Although Yanu has so far been advertised as a robot bartender, this is not entirely true. Adojaan states that among the younger generation alcohol is no longer popular, so in Dubai and the United Arab Emirates Yanu predominantly offers soft drinks. However, if the customer wishes, Yanu can of course also offer alcoholic beverages.

Adojaan does not yet know how well the Yanu robot would compete, for example, with Ragnar Sass, creator of the Pipedrive unicorn company, in Design Hata in the Tallinn Old Town, where the Estonian unicorn founders have used to compete in cocktail making. Such a competition format is something they have thought about, but since there is currently no mobile robot, it has not yet succeeded. “A professional bartender makes their work more beautiful and interesting,’’ said Adojaan. “We are not aiming for that. When it comes to making different drinks, Yanu wins, when it comes to making one drink, a real bartender will probably be able to compete with the machine.

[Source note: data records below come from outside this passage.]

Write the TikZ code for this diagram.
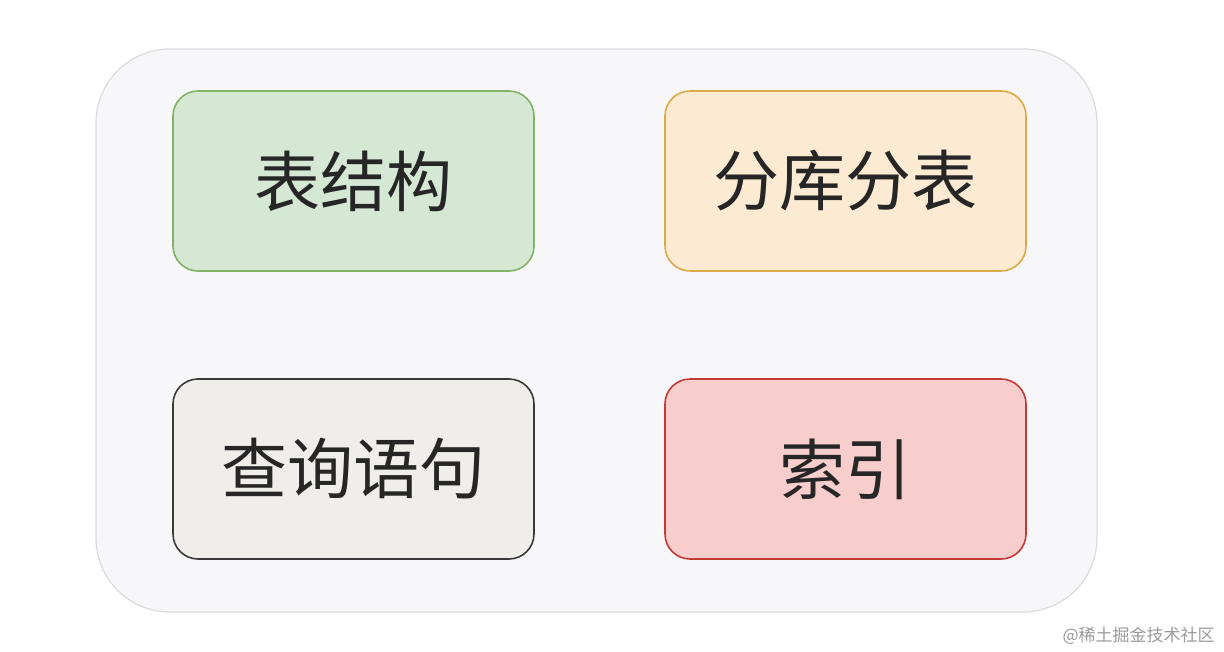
\documentclass[tikz,border=0pt]{standalone}
\usepackage{fontspec}
\usepackage{xcolor}
\usepackage{tikz}
\usetikzlibrary{positioning}
\newfontfamily\cjk{Noto Sans CJK SC}
\definecolor{panelfill}{HTML}{F7F6F9}
\definecolor{paneldraw}{HTML}{DCDADF}
\definecolor{greenfill}{HTML}{D5E8D4}
\definecolor{greendraw}{HTML}{82B366}
\definecolor{orangefill}{HTML}{FCEBD2}
\definecolor{orangedraw}{HTML}{DDAA4A}
\definecolor{grayfill}{HTML}{F0EEEB}
\definecolor{graydraw}{HTML}{3A3A3A}
\definecolor{redfill}{HTML}{F8CECC}
\definecolor{reddraw}{HTML}{C43A36}
\definecolor{marktext}{HTML}{9A9A9A}

\begin{document}
\begin{tikzpicture}[x=0.5pt, y=-0.5pt,
  topicbox/.style={rounded corners=12.5pt, line width=0.8pt, minimum width=180.5pt, minimum height=90pt, inner sep=0pt, text=black!85, font=\cjk\fontsize{33}{33}\selectfont}]
  % Page
  \fill[white] (0,0) rectangle (1224,652);
  \useasboundingbox (0,0) rectangle (1224,652);

  % Panel
  \filldraw[panelfill, draw=paneldraw, line width=0.6pt, rounded corners=37pt] (96,49) rectangle (1097,612);

  % Topics
  \node[topicbox, fill=greenfill, draw=greendraw] (schema) at (353.5,181) {表结构};
  \node[topicbox, fill=orangefill, draw=orangedraw] (sharding) at (845.5,181) {分库分表};
  \node[topicbox, fill=grayfill, draw=graydraw] (query) at (353.5,469) {查询语句};
  \node[topicbox, fill=redfill, draw=reddraw] (index) at (845.5,469) {索引};

  % Watermark
  \node[marktext, anchor=east, inner sep=0pt, font=\cjk\fontsize{8.5}{8.5}\selectfont] (mark) at (1215,636) {@稀土掘金技术社区};
\end{tikzpicture}
\end{document}
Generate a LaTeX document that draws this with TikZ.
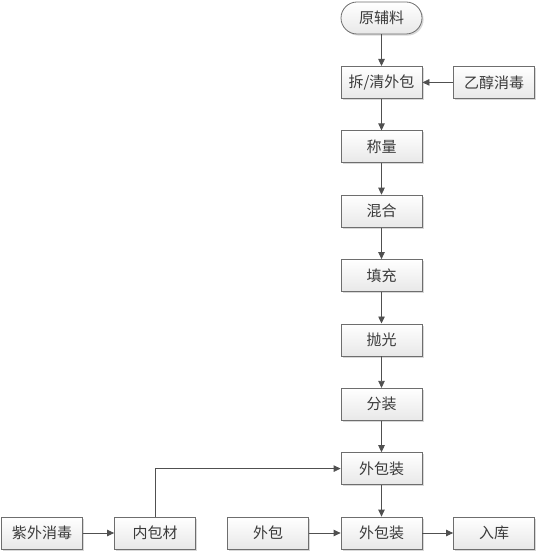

“Our goal is to aid in situations where you need to work day and night, act fast and maintain consistent quality.’’ he explained. “At the moment, these include amusement parks, hotels, airports and nightclubs.”

Taavi Tenso is the president of the Estonian Bartenders’ Association and the founder and bartender of the restaurant Köht in Orissaare, Saaremaa. Tenso is not afraid of the robot taking his job. “It is cool when a robot serves you,’’ he says. “It’s a new toy and definitely elicits different emotions.” He believes that a robot can be good for attracting customers. However, he has not yet managed to order cocktails from Yanu himself.

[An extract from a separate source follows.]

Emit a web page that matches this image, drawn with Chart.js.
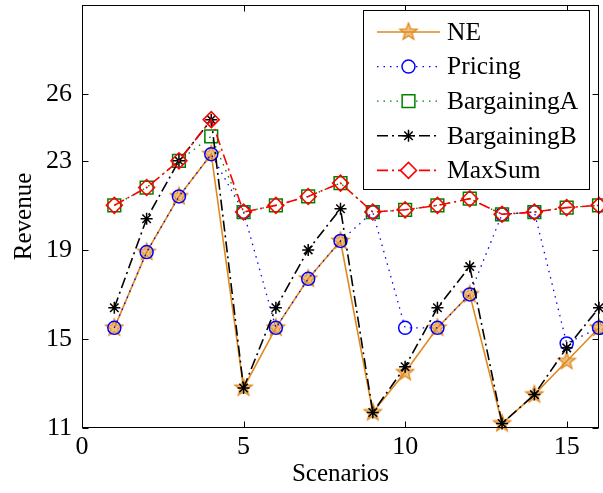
<!DOCTYPE html>
<html>
<head>
<meta charset="utf-8">
<script src="https://cdn.jsdelivr.net/npm/chart.js@4.4.1/dist/chart.umd.min.js"></script>
<style>
  html, body { margin: 0; padding: 0; background: #fff; }
  #wrap { width: 603px; height: 493px; }
</style>
</head>
<body>
<div id="wrap"><canvas id="revenueChart" width="603" height="493"></canvas></div>
<script>
// revenue per scenario for each scheme
const scenarios = [1, 2, 3, 4, 5, 6, 7, 8, 9, 10, 11, 12, 13, 14, 15, 16];
const ne =       [15.5, 18.9, 21.4, 23.3, 12.8, 15.5, 17.7, 19.4, 11.7, 13.5, 15.5, 17.0, 11.2, 12.5, 14.0, 15.5];
const pricing =  [15.5, 18.9, 21.4, 23.3, 20.7, 15.5, 17.7, 19.4, 20.7, 15.5, 15.5, 17.0, 20.6, 20.7, 14.8, 15.5];
const bargA =    [21.0, 21.8, 23.0, 24.1, 20.7, 21.0, 21.4, 22.0, 20.7, 20.8, 21.0, 21.3, 20.6, 20.7, 20.9, 21.0];
const bargB =    [16.4, 20.4, 23.0, 24.85, 12.8, 16.4, 19.0, 20.85, 11.7, 13.75, 16.4, 18.25, 11.2, 12.5, 14.6, 16.4];
const maxSum =   [21.0, 21.8, 23.0, 24.85, 20.7, 21.0, 21.4, 22.0, 20.7, 20.8, 21.0, 21.3, 20.6, 20.7, 20.9, 21.0];

const xTicks = [0, 5, 10, 15];
const yTicks = [11, 15, 19, 23, 26];

const serif = '"Liberation Serif", "Times New Roman", serif';
const ORANGE = '#E08A1E';

// five-pointed star marker (Chart.js has no pentagram)
function makePentagram(r) {
  const size = Math.ceil(r * 2 + 4);
  const c = document.createElement('canvas');
  c.width = size;
  c.height = size;
  const g = c.getContext('2d');
  g.beginPath();
  for (let i = 0; i < 10; i++) {
    const rad = i % 2 ? r * 0.42 : r;
    const a = -Math.PI / 2 + i * Math.PI / 5;
    const px = size / 2 + rad * Math.cos(a);
    const py = size / 2 + rad * Math.sin(a);
    if (i === 0) g.moveTo(px, py); else g.lineTo(px, py);
  }
  g.closePath();
  g.fillStyle = 'rgba(224,138,30,0.55)';
  g.fill();
  g.strokeStyle = ORANGE;
  g.lineWidth = 1.3;
  g.stroke();
  return c;
}
const starImg = makePentagram(9);

const toPoints = vals => vals.map((v, i) => ({ x: scenarios[i], y: v }));

const series = [
  { label: 'NE', data: ne, color: ORANGE, dash: [], width: 1.6, style: starImg, radius: 9, order: 4 },
  { label: 'Pricing', data: pricing, color: '#0000FF', dash: [1.5, 5], width: 1.3, style: 'circle', radius: 6.5, order: 3 },
  { label: 'BargainingA', data: bargA, color: '#008000', dash: [1.5, 5], width: 1.3, style: 'rect', radius: 9, order: 2 },
  { label: 'BargainingB', data: bargB, color: '#000000', dash: [11, 4, 2, 4], width: 1.6, style: 'star', radius: 6, order: 1 },
  { label: 'MaxSum', data: maxSum, color: '#FF0000', dash: [11, 4, 2, 4], width: 1.6, style: 'rectRot', radius: 8, order: 0 }
];

// box around the plot with inward ticks on every side
const frame = {
  id: 'frame',
  afterDatasetsDraw(chart) {
    const { ctx, chartArea: a, scales: { x, y } } = chart;
    const l = Math.round(a.left) + 0.5, r = Math.round(a.right) - 0.5;
    const t = Math.round(a.top) + 0.5, b = Math.round(a.bottom) - 0.5;
    ctx.save();
    ctx.strokeStyle = '#000';
    ctx.lineWidth = 1;
    ctx.setLineDash([]);
    ctx.strokeRect(l, t, r - l, b - t);
    ctx.beginPath();
    xTicks.forEach(v => {
      const px = Math.round(x.getPixelForValue(v)) + 0.5;
      ctx.moveTo(px, b); ctx.lineTo(px, b - 6);
      ctx.moveTo(px, t); ctx.lineTo(px, t + 6);
    });
    yTicks.forEach(v => {
      const py = Math.round(y.getPixelForValue(v)) + 0.5;
      ctx.moveTo(l, py); ctx.lineTo(l + 6, py);
      ctx.moveTo(r, py); ctx.lineTo(r - 6, py);
    });
    ctx.stroke();
    ctx.restore();
  }
};

// legend box in the upper right corner, line sample + marker + name
const legendBox = {
  id: 'legendBox',
  afterDraw(chart) {
    const ctx = chart.ctx;
    const box = { x: 363.5, y: 10.5, w: 226, h: 179 };
    ctx.save();
    ctx.fillStyle = '#fff';
    ctx.fillRect(box.x, box.y, box.w, box.h);
    ctx.strokeStyle = '#000';
    ctx.lineWidth = 1;
    ctx.strokeRect(box.x, box.y, box.w, box.h);
    series.forEach((s, i) => {
      const cy = 32 + i * 34.6;
      ctx.strokeStyle = s.color;
      ctx.lineWidth = s.width;
      ctx.setLineDash(s.dash);
      ctx.beginPath();
      ctx.moveTo(377, cy);
      ctx.lineTo(440, cy);
      ctx.stroke();
      ctx.setLineDash([]);
      ctx.fillStyle = '#fff';
      ctx.lineWidth = 1.5;
      Chart.helpers.drawPoint(ctx, { pointStyle: s.style, radius: s.radius, borderWidth: 1.5, rotation: 0 }, 408.5, cy);
      ctx.fillStyle = '#000';
      ctx.font = '25.5px ' + serif;
      ctx.textBaseline = 'middle';
      ctx.textAlign = 'left';
      ctx.fillText(s.label, 447, cy + 1);
    });
    ctx.restore();
  }
};

const ctx = document.getElementById('revenueChart').getContext('2d');
new Chart(ctx, {
  type: 'line',
  data: {
    datasets: series.map(s => ({
      label: s.label,
      data: toPoints(s.data),
      borderColor: s.color,
      borderWidth: s.width,
      borderDash: s.dash,
      pointStyle: s.style,
      pointRadius: s.radius,
      pointBorderColor: s.color,
      pointBackgroundColor: 'rgba(0,0,0,0)',
      pointBorderWidth: 1.5,
      tension: 0,
      fill: false,
      clip: false,
      order: s.order
    }))
  },
  options: {
    responsive: false,
    devicePixelRatio: 1,
    animation: false,
    layout: { autoPadding: false, padding: { top: 5, right: 4, left: 0, bottom: 0 } },
    plugins: {
      legend: { display: false },
      tooltip: { enabled: false }
    },
    scales: {
      x: {
        type: 'linear',
        min: 0,
        max: 16,
        afterBuildTicks: s => { s.ticks = xTicks.map(v => ({ value: v })); },
        afterFit: s => { s.height = 65; s.paddingLeft = 0; s.paddingRight = 0; },
        grid: { display: false, drawTicks: false },
        border: { display: false },
        ticks: { color: '#000', font: { family: serif, size: 26, lineHeight: 1 }, padding: 6, maxRotation: 0, autoSkip: false },
        title: { display: true, text: 'Scenarios', color: '#000', font: { family: serif, size: 25, lineHeight: 1 }, padding: 6 }
      },
      y: {
        min: 11,
        max: 30,
        afterBuildTicks: s => { s.ticks = yTicks.map(v => ({ value: v })); },
        afterFit: s => { s.width = 82; s.paddingTop = 0; s.paddingBottom = 0; },
        grid: { display: false, drawTicks: false },
        border: { display: false },
        ticks: { color: '#000', font: { family: serif, size: 26, lineHeight: 1 }, padding: 10, autoSkip: false },
        title: { display: true, text: 'Revenue', color: '#000', font: { family: serif, size: 25, lineHeight: 1 }, padding: 12 }
      }
    }
  },
  plugins: [frame, legendBox]
});
</script>
</body>
</html>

In his opinion, it would be especially cool if the robot not only made simple punch cocktails and soft drinks but would also be able to quickly make complex cocktails such as the eleven-component Singapore Sling and Whiskey Sour.

Surprising recognition

By now, Yanu has reached the stage where the IRCAI, an international artificial intelligence research centre operating under UNESCO, has chosen the Estonian robot bartender as one of the 100 most outstanding AI systems in the world. In 2021, Estonian AI developers were so successful that in addition to Yanu, three other AI systems created in Estonia, or as many as four in total, were added to the list and making Estonia the country with the most listed AI projects per capita.

Getting on this list was a complete surprise for Yanu. The people behind Yanu think that the decisive factor was probably the use of different technologies, four different apps – a chatbot, a Siri or Alexa-like bartender, a payment system and food robotics.

Despite the recognition, according to Adojaan, the work is far from over. Three or four more patents are planned for new inventions. Adojaan does not share any details as the market is so competitive that the ideas would be stolen immediately. These are not empty words. For example, people from Asia have repeatedly asked to buy Yanu or to work there as interns for the purpose of espionage.

Yanu plans to raise money

According to Adojaan, service robotics will be the next big thing. For example, in full-service hotels worked by machines. The only thing hindering this is the fear of robots. “When machines take over dirty and meaningless labour, everything becomes more valuable, leaving time to study, to do creative work,’’ he says with passion. “Not to wash dishes. There is no need to be afraid of that.’’

The goal of Yanu is not to take jobs away from bartenders, but to give people the opportunity to do higher quality and more artistic work, leaving simpler drinks to the robot. At the same time, labour numbers in various countries show a growing shortage of bartenders, which is exactly the gap Yanu aims to fill.

Next, they plan to raise as much money as possible, as fast as possible. So far, 2.5 million euros have been spent on Yanu. If more investors are found, Adojaan promises that Yanu will become number one in the world, if it isn’t already. The only competing robot is the Italian Makr Shakr.

“Our goal is to swiftly develop Yanu and become the Mercedes of this market,” says Adojaan. It is important to not only sell the machines, but also to install and own the machines themselves and to collect data on the customers. The next 3 to 4 million euros will go into production and 5 to 7 million euros would help make the company self-sufficient, Adojaan says of their future goals.